You may also be asked to predict the major product from a substrate with several different hydrogens. In that case, compare the stability of the possible radicals and decide which hydrogen is most likely to be abstracted. If the mechanism is drawn, check that the curved arrows show single-electron movement, not a proton transfer.

If the question is about a lab or passage, hydrogen abstraction can explain product selectivity, reaction conditions like light or peroxide initiators, or why an alkene stays intact during allylic bromination. The best answers connect the step to radical stability and chain propagation, not just to the word "hydrogen."

Hydrogen Abstraction vs Hydride Abstraction

Hydrogen abstraction in radical chemistry removes a hydrogen atom, which includes one electron from the bond. Hydride abstraction removes H- in a two-electron process, usually in polar or cationic mechanisms. If you see radicals, think hydrogen abstraction; if you see carbocations or strong electrophiles, hydride abstraction is the better fit.

Key things to remember about Hydrogen Abstraction

  • Hydrogen abstraction is the removal of a hydrogen atom, usually by a radical, and it often creates a new carbon-centered radical.

  • In Organic Chemistry, this step is a core part of radical chain reactions such as radical halogenation and allylic bromination.

  • The site of abstraction depends on which C-H bond leads to the most stable radical product.

  • A hydrogen abstraction step is a clue that the mechanism is moving by single-electron steps, not a proton-transfer pathway.

  • When you see this term in a problem, track what radical forms next, because that usually determines the major product.

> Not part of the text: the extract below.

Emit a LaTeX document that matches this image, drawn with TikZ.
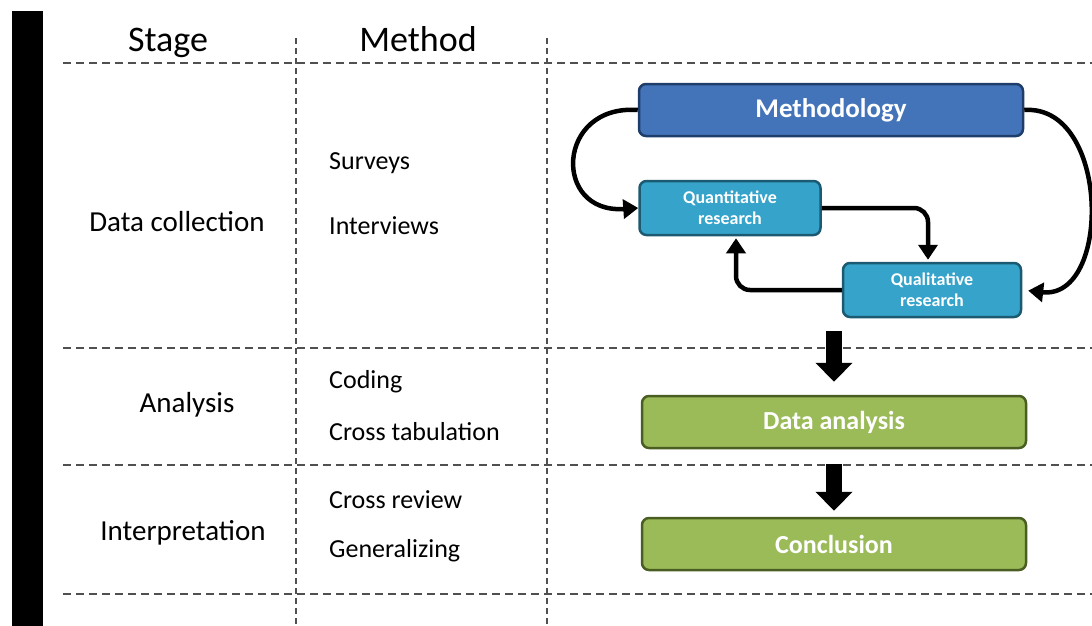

Frequently asked questions about Hydrogen Abstraction

What is hydrogen abstraction in Organic Chemistry?

It is a radical step where a hydrogen atom is removed from a molecule, usually from a C-H bond. The molecule left behind becomes a radical, which can then keep a chain reaction going. This is a common step in radical halogenation and allylic bromination.

Is hydrogen abstraction the same as removing a proton?

No. Removing a proton is an acid-base step and gives you H+, while hydrogen abstraction removes a full hydrogen atom. In radical chemistry, that means one electron stays with each side of the broken bond. The mechanism and the arrows look different.

Why does hydrogen abstraction happen at one hydrogen instead of another?

The reaction usually favors the hydrogen that leads to the most stable radical. Allylic, benzylic, and tertiary positions are often more likely to be abstracted because the radical product is better stabilized. That is why product distribution is not random.

How do I spot hydrogen abstraction in a mechanism?

Look for a radical taking one H from a C-H bond and forming a new radical on the substrate. The arrows should show single-electron movement, and the next step often continues the chain. If the reagent is NBS, Br2, peroxide, or light, hydrogen abstraction is a likely clue.